◆ REQUEST ◆
Reproduce every line of the listing as written, apart from the pictures.

◆ GIVEN MATERIAL ◆
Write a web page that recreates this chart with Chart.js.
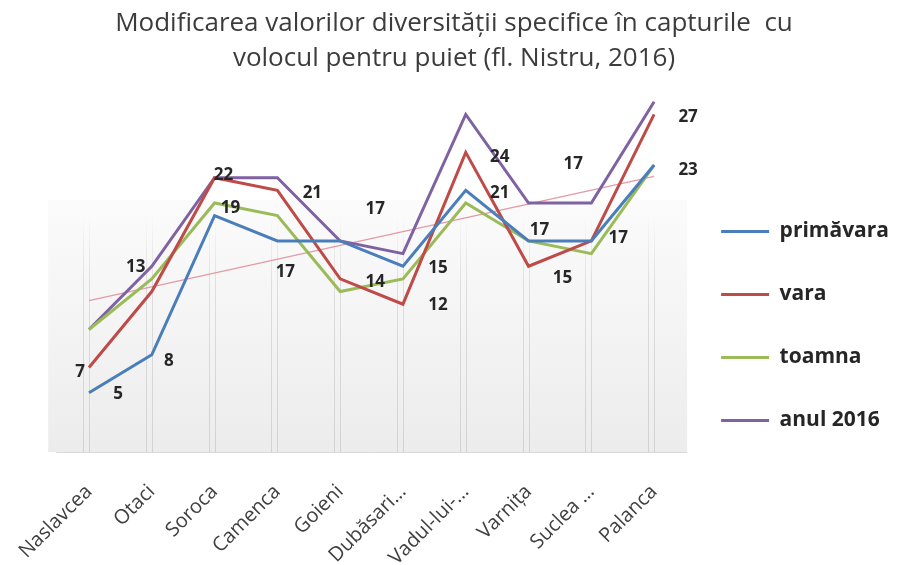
<!DOCTYPE html>
<html>
<head>
<meta charset="utf-8">
<script src="https://cdn.jsdelivr.net/npm/chart.js@4.4.1/dist/chart.umd.min.js"></script>
<style>
  html, body { margin: 0; padding: 0; background: #ffffff; }
  canvas { display: block; }
</style>
</head>
<body>
<canvas id="chart" width="899" height="565"></canvas>
<script>
// Sampling stations along the Dniester
const categories = ['Naslavcea', 'Otaci', 'Soroca', 'Camenca', 'Goieni', 'Dubăsari…', 'Vadul-lui-…', 'Varnița', 'Suclea …', 'Palanca'];

// Species diversity per season
const primavara = [5, 8, 19, 17, 17, 15, 21, 17, 17, 23];
const vara      = [7, 13, 22, 21, 14, 12, 24, 15, 17, 27];
const toamna    = [10, 14, 20, 19, 13, 14, 20, 17, 16, 23];
const anul2016  = [10, 15, 22, 22, 17, 16, 27, 20, 20, 28];

const seriesNames = ['primăvara', 'vara', 'toamna', 'anul 2016'];
const titleLines = ['Modificarea valorilor diversității specifice în capturile  cu', 'volocul pentru puiet (fl. Nistru, 2016)'];

// Styling
const seriesColors = ['#4a7ebb', '#be4b48', '#9bbb59', '#7e62a1'];
const trendColor = '#e39aa6';

// Value-label placement relative to each point (dx, dy in px)
const labelShift = {
  0: [[29, 1], [17, 6], [16, -7], [8, 31], [35, -32], [35, 2], [34, 3], [11, -11], [27, -3], [34, 5]],
  1: [[-9, 5], [-16, -24], [9, -3], [35, 3], [35, 3], [35, 1], [34, 5], [34, 12], [-18, -77], [34, 3]]
};

// Least-squares linear trend of the summer series
function linearTrend(values) {
  const n = values.length;
  const mx = (n - 1) / 2;
  const my = values.reduce((a, b) => a + b, 0) / n;
  let sxy = 0, sxx = 0;
  values.forEach((v, i) => { sxy += (i - mx) * (v - my); sxx += (i - mx) * (i - mx); });
  const slope = sxy / sxx;
  return [0, n - 1].map(i => ({ x: i, y: my + slope * (i - mx) }));
}

const toPoints = arr => arr.map((v, i) => ({ x: i, y: v }));
const seriesData = [primavara, vara, toamna, anul2016];

const datasets = seriesData.map((arr, k) => ({
  label: seriesNames[k],
  data: toPoints(arr),
  borderColor: seriesColors[k],
  backgroundColor: seriesColors[k],
  borderWidth: 3,
  pointRadius: 0,
  pointHoverRadius: 0,
  tension: 0
}));
datasets.push({
  label: 'trend vara',
  data: linearTrend(vara),
  borderColor: trendColor,
  backgroundColor: trendColor,
  borderWidth: 1.3,
  pointRadius: 0,
  tension: 0
});

// Shaded back wall, floor edge and category drop lines
const backdrop = {
  id: 'backdrop',
  beforeDatasetsDraw(chart) {
    const { ctx, chartArea: a, scales: { x } } = chart;
    const top = 200, floor = a.bottom - 4;
    const wallLeft = x.getPixelForValue(-0.65);
    const wallRight = a.right + 8;
    ctx.save();
    const g = ctx.createLinearGradient(0, top, 0, floor);
    g.addColorStop(0, '#fbfbfb');
    g.addColorStop(0.5, '#f4f4f4');
    g.addColorStop(1, '#ececec');
    ctx.fillStyle = g;
    ctx.fillRect(wallLeft, top, wallRight - wallLeft, floor - top);
    const lg = ctx.createLinearGradient(0, 215, 0, floor);
    lg.addColorStop(0, 'rgba(215,215,215,0)');
    lg.addColorStop(0.3, 'rgba(215,215,215,0.8)');
    lg.addColorStop(1, 'rgba(210,210,210,1)');
    ctx.strokeStyle = lg;
    ctx.lineWidth = 1;
    categories.forEach((_, i) => {
      const px = Math.round(x.getPixelForValue(i)) + 0.5;
      [px, px - 6].forEach(xx => {
        ctx.beginPath();
        ctx.moveTo(xx, 215);
        ctx.lineTo(xx, floor);
        ctx.stroke();
      });
    });
    ctx.strokeStyle = '#d9d9d9';
    ctx.beginPath();
    ctx.moveTo(wallLeft + 8, floor + 0.5);
    ctx.lineTo(wallRight, floor + 0.5);
    ctx.stroke();
    ctx.restore();
  }
};

// Value labels for the spring and summer series
const valueLabels = {
  id: 'valueLabels',
  afterDatasetsDraw(chart) {
    const { ctx } = chart;
    ctx.save();
    ctx.font = 'bold 17px "Open Sans"';
    ctx.fillStyle = '#262626';
    ctx.textAlign = 'center';
    ctx.textBaseline = 'middle';
    Object.keys(labelShift).forEach(k => {
      const meta = chart.getDatasetMeta(+k);
      const values = seriesData[+k];
      meta.data.forEach((pt, i) => {
        const [dx, dy] = labelShift[k][i];
        ctx.fillText(String(values[i]), pt.x + dx, pt.y + dy);
      });
    });
    ctx.restore();
  }
};

new Chart(document.getElementById('chart'), {
  type: 'line',
  data: { datasets },
  plugins: [backdrop, valueLabels],
  options: {
    responsive: false,
    animation: false,
    devicePixelRatio: 1,
    layout: { padding: { left: 9, right: 0, top: 0, bottom: 0 } },
    plugins: {
      title: {
        display: true,
        text: titleLines,
        color: '#3c3c3c',
        font: { family: '"Open Sans"', size: 26, weight: 'normal', lineHeight: 1.346 },
        padding: { top: 6, bottom: 0.5 }
      },
      legend: {
        position: 'right',
        align: 'start',
        title: { display: true, text: '', font: { size: 1, lineHeight: 1 }, padding: { top: 178, bottom: 0 } },
        labels: {
          boxWidth: 48,
          boxHeight: 3,
          padding: 42,
          color: '#262626',
          font: { family: '"Open Sans"', size: 21, weight: 'bold' },
          filter: item => item.datasetIndex < seriesNames.length,
          generateLabels: chart => Chart.defaults.plugins.legend.labels.generateLabels(chart)
            .map(item => Object.assign(item, { lineWidth: 0 }))
        }
      },
      tooltip: { enabled: false }
    },
    scales: {
      x: {
        type: 'linear',
        min: -1.274,
        max: 9.398,
        grid: { display: false },
        border: { display: false },
        afterBuildTicks: scale => { scale.ticks = categories.map((_, i) => ({ value: i })); },
        afterFit: scale => { scale.height = 109; },
        ticks: {
          autoSkip: false,
          minRotation: 45,
          maxRotation: 45,
          padding: 16,
          color: '#404040',
          font: { family: '"Open Sans"', size: 20 },
          callback: value => categories[value]
        }
      },
      y: {
        display: false,
        min: 0,
        max: 30
      }
    }
  }
});
</script>
</body>
</html>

◆ THE SOLUTION ◆
Write a web page that recreates this chart with Chart.js.
<!DOCTYPE html>
<html>
<head>
<meta charset="utf-8">
<script src="https://cdn.jsdelivr.net/npm/chart.js@4.4.1/dist/chart.umd.min.js"></script>
<style>
  html, body { margin: 0; padding: 0; background: #ffffff; }
  canvas { display: block; }
</style>
</head>
<body>
<canvas id="chart" width="899" height="565"></canvas>
<script>
// Sampling stations along the Dniester
const categories = ['Naslavcea', 'Otaci', 'Soroca', 'Camenca', 'Goieni', 'Dubăsari…', 'Vadul-lui-…', 'Varnița', 'Suclea …', 'Palanca'];

// Species diversity per season
const primavara = [5, 8, 19, 17, 17, 15, 21, 17, 17, 23];
const vara      = [7, 13, 22, 21, 14, 12, 24, 15, 17, 27];
const toamna    = [10, 14, 20, 19, 13, 14, 20, 17, 16, 23];
const anul2016  = [10, 15, 22, 22, 17, 16, 27, 20, 20, 28];

const seriesNames = ['primăvara', 'vara', 'toamna', 'anul 2016'];
const titleLines = ['Modificarea valorilor diversității specifice în capturile  cu', 'volocul pentru puiet (fl. Nistru, 2016)'];

// Styling
const seriesColors = ['#4a7ebb', '#be4b48', '#9bbb59', '#7e62a1'];
const trendColor = '#e39aa6';

// Value-label placement relative to each point (dx, dy in px)
const labelShift = {
  0: [[29, 1], [17, 6], [16, -7], [8, 31], [35, -32], [35, 2], [34, 3], [11, -11], [27, -3], [34, 5]],
  1: [[-9, 5], [-16, -24], [9, -3], [35, 3], [35, 3], [35, 1], [34, 5], [34, 12], [-18, -77], [34, 3]]
};

// Least-squares linear trend of the summer series
function linearTrend(values) {
  const n = values.length;
  const mx = (n - 1) / 2;
  const my = values.reduce((a, b) => a + b, 0) / n;
  let sxy = 0, sxx = 0;
  values.forEach((v, i) => { sxy += (i - mx) * (v - my); sxx += (i - mx) * (i - mx); });
  const slope = sxy / sxx;
  return [0, n - 1].map(i => ({ x: i, y: my + slope * (i - mx) }));
}

const toPoints = arr => arr.map((v, i) => ({ x: i, y: v }));
const seriesData = [primavara, vara, toamna, anul2016];

const datasets = seriesData.map((arr, k) => ({
  label: seriesNames[k],
  data: toPoints(arr),
  borderColor: seriesColors[k],
  backgroundColor: seriesColors[k],
  borderWidth: 3,
  pointRadius: 0,
  pointHoverRadius: 0,
  tension: 0
}));
datasets.push({
  label: 'trend vara',
  data: linearTrend(vara),
  borderColor: trendColor,
  backgroundColor: trendColor,
  borderWidth: 1.3,
  pointRadius: 0,
  tension: 0
});

// Shaded back wall, floor edge and category drop lines
const backdrop = {
  id: 'backdrop',
  beforeDatasetsDraw(chart) {
    const { ctx, chartArea: a, scales: { x } } = chart;
    const top = 200, floor = a.bottom - 4;
    const wallLeft = x.getPixelForValue(-0.65);
    const wallRight = a.right + 8;
    ctx.save();
    const g = ctx.createLinearGradient(0, top, 0, floor);
    g.addColorStop(0, '#fbfbfb');
    g.addColorStop(0.5, '#f4f4f4');
    g.addColorStop(1, '#ececec');
    ctx.fillStyle = g;
    ctx.fillRect(wallLeft, top, wallRight - wallLeft, floor - top);
    const lg = ctx.createLinearGradient(0, 215, 0, floor);
    lg.addColorStop(0, 'rgba(215,215,215,0)');
    lg.addColorStop(0.3, 'rgba(215,215,215,0.8)');
    lg.addColorStop(1, 'rgba(210,210,210,1)');
    ctx.strokeStyle = lg;
    ctx.lineWidth = 1;
    categories.forEach((_, i) => {
      const px = Math.round(x.getPixelForValue(i)) + 0.5;
      [px, px - 6].forEach(xx => {
        ctx.beginPath();
        ctx.moveTo(xx, 215);
        ctx.lineTo(xx, floor);
        ctx.stroke();
      });
    });
    ctx.strokeStyle = '#d9d9d9';
    ctx.beginPath();
    ctx.moveTo(wallLeft + 8, floor + 0.5);
    ctx.lineTo(wallRight, floor + 0.5);
    ctx.stroke();
    ctx.restore();
  }
};

// Value labels for the spring and summer series
const valueLabels = {
  id: 'valueLabels',
  afterDatasetsDraw(chart) {
    const { ctx } = chart;
    ctx.save();
    ctx.font = 'bold 17px "Open Sans"';
    ctx.fillStyle = '#262626';
    ctx.textAlign = 'center';
    ctx.textBaseline = 'middle';
    Object.keys(labelShift).forEach(k => {
      const meta = chart.getDatasetMeta(+k);
      const values = seriesData[+k];
      meta.data.forEach((pt, i) => {
        const [dx, dy] = labelShift[k][i];
        ctx.fillText(String(values[i]), pt.x + dx, pt.y + dy);
      });
    });
    ctx.restore();
  }
};

new Chart(document.getElementById('chart'), {
  type: 'line',
  data: { datasets },
  plugins: [backdrop, valueLabels],
  options: {
    responsive: false,
    animation: false,
    devicePixelRatio: 1,
    layout: { padding: { left: 9, right: 0, top: 0, bottom: 0 } },
    plugins: {
      title: {
        display: true,
        text: titleLines,
        color: '#3c3c3c',
        font: { family: '"Open Sans"', size: 26, weight: 'normal', lineHeight: 1.346 },
        padding: { top: 6, bottom: 0.5 }
      },
      legend: {
        position: 'right',
        align: 'start',
        title: { display: true, text: '', font: { size: 1, lineHeight: 1 }, padding: { top: 178, bottom: 0 } },
        labels: {
          boxWidth: 48,
          boxHeight: 3,
          padding: 42,
          color: '#262626',
          font: { family: '"Open Sans"', size: 21, weight: 'bold' },
          filter: item => item.datasetIndex < seriesNames.length,
          generateLabels: chart => Chart.defaults.plugins.legend.labels.generateLabels(chart)
            .map(item => Object.assign(item, { lineWidth: 0 }))
        }
      },
      tooltip: { enabled: false }
    },
    scales: {
      x: {
        type: 'linear',
        min: -1.274,
        max: 9.398,
        grid: { display: false },
        border: { display: false },
        afterBuildTicks: scale => { scale.ticks = categories.map((_, i) => ({ value: i })); },
        afterFit: scale => { scale.height = 109; },
        ticks: {
          autoSkip: false,
          minRotation: 45,
          maxRotation: 45,
          padding: 16,
          color: '#404040',
          font: { family: '"Open Sans"', size: 20 },
          callback: value => categories[value]
        }
      },
      y: {
        display: false,
        min: 0,
        max: 30
      }
    }
  }
});
</script>
</body>
</html>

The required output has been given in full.